Stackdriver / stackdriver-prometheus-sidecar

A sidecar for the Prometheus server that can send metrics to Stackdriver.
https://cloud.google.com/monitoring/kubernetes-engine/prometheus
Apache License 2.0
120 stars 43 forks source link

Unrecovereable error when remote writing NGINX Ingress metrics #267

Open bittermandel opened 3 years ago

bittermandel commented 3 years ago

We have a basic installation of the sidecar together with the Prometheus Operator, and have configured the sidecar with the following flags:

args:
- --stackdriver.project-id=${PROJECT_ID}
- --prometheus.wal-directory=/prometheus/wal
- --stackdriver.kubernetes.location=${CLUSTER_REGION}
- --stackdriver.kubernetes.cluster-name=${CLUSTER_NAME}
- --include={__name__=~"nginx_.+"}

The metrics we are exporting are the default ones from https://github.com/kubernetes/ingress-nginx. This gives us the following error, about a few times per minute. This leads to no metrics being written to Stackdriver, while not giving a clear error.

Is there something we're missing when including metrics in that manner?

Thank you!

level=warn ts=2021-01-19T08:30:35.589Z caller=queue_manager.go:534 component=queue_manager msg="Unrecoverable error sending samples to remote storage" err="rpc error: co
de = InvalidArgument desc = Field timeSeries[36].points[0].distributionValue had an invalid value: Distribution |explicit_buckets.bounds| does not have at least one entr
y."
level=warn ts=2021-01-19T08:30:35.622Z caller=queue_manager.go:534 component=queue_manager msg="Unrecoverable error sending samples to remote storage" err="rpc error: co
de = InvalidArgument desc = Field timeSeries[7].points[0].distributionValue had an invalid value: Distribution |explicit_buckets.bounds| does not have at least one entry
."
level=warn ts=2021-01-19T08:30:35.651Z caller=queue_manager.go:534 component=queue_manager msg="Unrecoverable error sending samples to remote storage" err="rpc error: co
de = InvalidArgument desc = Field timeSeries[0].points[0].distributionValue had an invalid value: Distribution |explicit_buckets.bounds| does not have at least one entry
."
bittermandel commented 3 years ago

I have a feeling it is caused by the bucket metrics, which have over 10 labels.

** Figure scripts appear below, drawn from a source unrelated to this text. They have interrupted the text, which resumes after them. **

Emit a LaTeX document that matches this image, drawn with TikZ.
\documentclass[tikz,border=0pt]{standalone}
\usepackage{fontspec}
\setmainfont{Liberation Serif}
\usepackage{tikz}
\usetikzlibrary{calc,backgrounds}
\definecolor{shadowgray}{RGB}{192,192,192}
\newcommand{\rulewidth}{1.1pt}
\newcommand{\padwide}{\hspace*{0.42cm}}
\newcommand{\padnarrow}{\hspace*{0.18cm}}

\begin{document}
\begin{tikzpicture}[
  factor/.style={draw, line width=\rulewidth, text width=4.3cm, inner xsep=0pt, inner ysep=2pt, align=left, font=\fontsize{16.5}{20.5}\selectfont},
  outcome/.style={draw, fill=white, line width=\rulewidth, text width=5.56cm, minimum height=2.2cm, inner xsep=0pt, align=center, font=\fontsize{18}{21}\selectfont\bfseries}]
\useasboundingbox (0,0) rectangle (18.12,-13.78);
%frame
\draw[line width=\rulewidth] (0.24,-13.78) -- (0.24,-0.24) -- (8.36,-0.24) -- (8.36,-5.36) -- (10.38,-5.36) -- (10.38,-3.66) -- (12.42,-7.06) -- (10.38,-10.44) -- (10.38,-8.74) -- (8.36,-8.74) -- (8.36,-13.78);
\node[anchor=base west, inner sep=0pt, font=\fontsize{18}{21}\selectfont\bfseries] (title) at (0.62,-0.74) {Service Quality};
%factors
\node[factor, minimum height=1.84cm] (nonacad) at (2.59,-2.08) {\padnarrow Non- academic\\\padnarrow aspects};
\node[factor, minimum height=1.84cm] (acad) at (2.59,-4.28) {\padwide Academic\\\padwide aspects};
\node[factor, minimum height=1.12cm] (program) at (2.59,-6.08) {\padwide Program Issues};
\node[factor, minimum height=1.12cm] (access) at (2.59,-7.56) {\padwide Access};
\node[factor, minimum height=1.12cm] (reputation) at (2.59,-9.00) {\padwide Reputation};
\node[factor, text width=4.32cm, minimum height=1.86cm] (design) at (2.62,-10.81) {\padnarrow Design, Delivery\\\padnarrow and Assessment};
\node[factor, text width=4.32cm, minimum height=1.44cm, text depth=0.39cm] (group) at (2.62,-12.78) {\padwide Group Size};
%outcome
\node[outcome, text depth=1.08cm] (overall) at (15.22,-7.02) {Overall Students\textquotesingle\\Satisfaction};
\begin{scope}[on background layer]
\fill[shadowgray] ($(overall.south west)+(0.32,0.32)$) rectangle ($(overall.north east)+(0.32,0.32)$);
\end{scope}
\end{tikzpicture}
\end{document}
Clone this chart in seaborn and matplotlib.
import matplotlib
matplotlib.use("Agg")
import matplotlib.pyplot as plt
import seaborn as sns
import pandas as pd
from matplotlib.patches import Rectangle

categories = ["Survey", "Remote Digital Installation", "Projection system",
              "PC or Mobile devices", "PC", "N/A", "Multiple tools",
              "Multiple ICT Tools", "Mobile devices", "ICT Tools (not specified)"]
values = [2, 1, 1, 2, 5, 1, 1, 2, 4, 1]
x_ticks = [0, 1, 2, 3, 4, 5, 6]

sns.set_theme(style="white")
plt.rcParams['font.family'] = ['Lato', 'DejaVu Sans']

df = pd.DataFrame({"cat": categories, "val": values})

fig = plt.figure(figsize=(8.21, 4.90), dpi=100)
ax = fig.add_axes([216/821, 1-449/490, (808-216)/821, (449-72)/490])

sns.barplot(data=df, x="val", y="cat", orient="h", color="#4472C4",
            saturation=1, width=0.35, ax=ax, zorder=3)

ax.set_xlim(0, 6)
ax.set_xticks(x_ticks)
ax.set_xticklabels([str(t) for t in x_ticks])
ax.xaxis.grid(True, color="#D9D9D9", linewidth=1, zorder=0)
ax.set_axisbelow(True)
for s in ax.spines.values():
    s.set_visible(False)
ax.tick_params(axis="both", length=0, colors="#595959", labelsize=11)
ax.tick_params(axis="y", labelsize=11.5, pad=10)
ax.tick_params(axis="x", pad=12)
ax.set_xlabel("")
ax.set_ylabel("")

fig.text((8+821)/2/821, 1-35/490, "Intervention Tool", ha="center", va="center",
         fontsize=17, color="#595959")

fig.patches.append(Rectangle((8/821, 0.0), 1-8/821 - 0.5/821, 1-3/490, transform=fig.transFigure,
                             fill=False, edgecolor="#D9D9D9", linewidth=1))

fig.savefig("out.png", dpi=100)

Unsuccessful to filter them out using --include{__name__!~".+bucket", __name__=~"nginx_.+"}

jsirianni commented 2 years ago

@bittermandel were you able to resolve this? I think I have a similar issue with the following args

    args:
    - "--stackdriver.project-id=<project>"
    - "--prometheus.wal-directory=/prometheus/wal"
    - "--stackdriver.kubernetes.location=us-east1-b"
    - "--stackdriver.kubernetes.cluster-name=<cluster name>"